Choisir sa mission, les préparatifs
Concrètement, le joueur sélectionne sa mission. Il existe en gros 3 types de missions : les éliminations qui se résument à un « nettoyez la zone », les prises d'otages au cours desquelles il faut sauver un ou plusieurs otages, avec parfois une limite de temps, et les désamorçages où il faudra être rapide et efficace. Les missions sont prévues pour une équipe de deux ou de quatre membres. Le joueur dispose d'une douzaine d'équipiers customisables en termes de matériel. On distingue ainsi plusieurs classes : le Stealth et ses armes à silencieux, le Pointman, uniquement équipé d'une arme de poing mais qui se déplacera plus rapidement que les autres classes, le Breacher avec son fusil à pompe très utile dans les couloirs, qui peut aussi littéralement exploser les portes, et enfin l'Assault, fiable et polyvalent avec son fusil automatique. Evidemment, on a le choix des armes, chaque classe (excepté le pointman) pourra emporter une arme principale et une arme de poing auxquelles viendront s'ajouter deux objets tactiques : la grenade flash et / ou la « breaching charge » traduisez « charge d'entrée », pour une entrée réussie et remarquée. Il sera apparemment possible d'avoir un soutien sniper par la suite, et du matériel supplémentaire ; mais l'arsenal disponible est déjà très complet. Une fois l'équipe constituée et équipée, le joueur arrive sur l’écran de préparation. On a ici la map de la zone, sur laquelle il faut positionner son équipe sur les différents points d'entrée prédéfinis. Une fois fait, la partie commence.
C'est parti !
Il faut savoir qu'il n'y a ni sauvegarde, ni checkpoint durant les missions, il faut réussir l'objectif ou le recommencer, ce qui n'est pas très gênant. La map tient toujours sur l'écran, donc n'est jamais très grande dans l'absolu – moins de superficie par niveau qu'un Hotline Miami. Chaque mission peut être terminée en quelques minutes pour les plus longues, ou secondes pour les plus courtes, mais il faudra la plupart du temps autour d'une heure pour y parvenir, parfois même un peu plus.

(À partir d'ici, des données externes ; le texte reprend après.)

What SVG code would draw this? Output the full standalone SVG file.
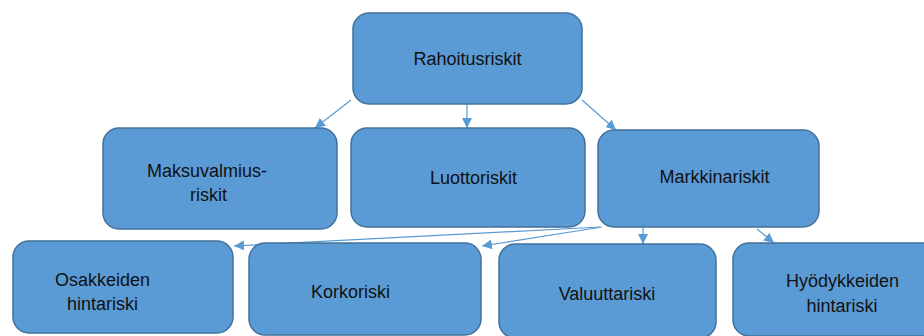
<svg xmlns="http://www.w3.org/2000/svg" width="924" height="336" viewBox="0 0 924 336">
  <defs>
    <style>
      .box { fill: #5B9BD5; stroke: #41719C; stroke-width: 1.5; }
      .lbl { font-family: "Liberation Sans", Arial, sans-serif; font-size: 18px; fill: #111; text-anchor: middle; }
      .edge { stroke: #5B9BD5; stroke-width: 1.2; fill: none; marker-end: url(#arrow); }
    </style>
    <marker id="arrow" viewBox="0 0 10 10" refX="10" refY="5" markerWidth="10" markerHeight="10" markerUnits="userSpaceOnUse" orient="auto">
      <path d="M0,0 L10,5 L0,10 z" fill="#5B9BD5"/>
    </marker>
  </defs>
  <rect width="924" height="336" fill="#FFFFFF"/>

  <g id="connectors">
    <line class="edge" x1="351" y1="100" x2="315" y2="128"/>
    <line class="edge" x1="467" y1="104" x2="467" y2="128"/>
    <line class="edge" x1="582" y1="100" x2="616" y2="130"/>
    <line class="edge" x1="600" y1="227" x2="234" y2="246"/>
    <line class="edge" x1="602" y1="227" x2="482" y2="246"/>
    <line class="edge" x1="643" y1="227" x2="643" y2="244"/>
    <line class="edge" x1="757" y1="229" x2="774" y2="243"/>
  </g>

  <g id="rahoitusriskit">
    <rect class="box" x="353" y="13" width="229" height="91" rx="16"/>
    <text class="lbl" x="467.5" y="65">Rahoitusriskit</text>
  </g>

  <g id="maksuvalmiusriskit">
    <rect class="box" x="103" y="128" width="234" height="101" rx="16"/>
    <text class="lbl" x="207" y="177">Maksuvalmius-</text>
    <text class="lbl" x="208.5" y="201">riskit</text>
  </g>

  <g id="luottoriskit">
    <rect class="box" x="351" y="128" width="234" height="99" rx="16"/>
    <text class="lbl" x="473.5" y="184">Luottoriskit</text>
  </g>

  <g id="markkinariskit">
    <rect class="box" x="598" y="130" width="221" height="97" rx="16"/>
    <text class="lbl" x="714.5" y="183">Markkinariskit</text>
  </g>

  <g id="osakkeiden-hintariski">
    <rect class="box" x="13" y="241" width="220" height="92" rx="16"/>
    <text class="lbl" x="102.5" y="286">Osakkeiden</text>
    <text class="lbl" x="102.5" y="310">hintariski</text>
  </g>

  <g id="korkoriski">
    <rect class="box" x="249" y="243" width="232" height="92" rx="16"/>
    <text class="lbl" x="350.5" y="298">Korkoriski</text>
  </g>

  <g id="valuuttariski">
    <rect class="box" x="499" y="244" width="217" height="94" rx="16"/>
    <text class="lbl" x="607" y="300">Valuuttariski</text>
  </g>

  <g id="hyodykkeiden-hintariski">
    <rect class="box" x="733" y="243" width="210" height="93" rx="16"/>
    <text class="lbl" x="842.5" y="287">Hyödykkeiden</text>
    <text class="lbl" x="842" y="312">hintariski</text>
  </g>
</svg>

Visuellement : Pas mal mais work in progress...
Les missions offrent des décors urbains (une maison, un étage de bureaux, un motel et son parking, un avion...) dans un style réaliste qu'on appréciera plus ou moins selon les goûts. L'ensemble est plutôt réussi et participe à l'immersion, même si tout cela manque au final un peu d'identité au niveau artistique. Certains trouveront que c'est joli, d'autres diront que c'est un peu fade, en tout cas, ça reste honorable, et ça regorge de détails et de diversité en ce qui concerne les objets rencontrés. Le brouillard de guerre dynamique (on ne voit que ce qu'on a en vue) vient encore renforcer l'aspect réaliste. Les animations sont convaincantes et de qualité. Mais tout ceci est encore destiné à changer. Par exemple, les sprites et animations des membres du SWAT ont récemment été changés et améliorés. C'était déjà pas mal, et c'est devenu encore mieux. A suivre...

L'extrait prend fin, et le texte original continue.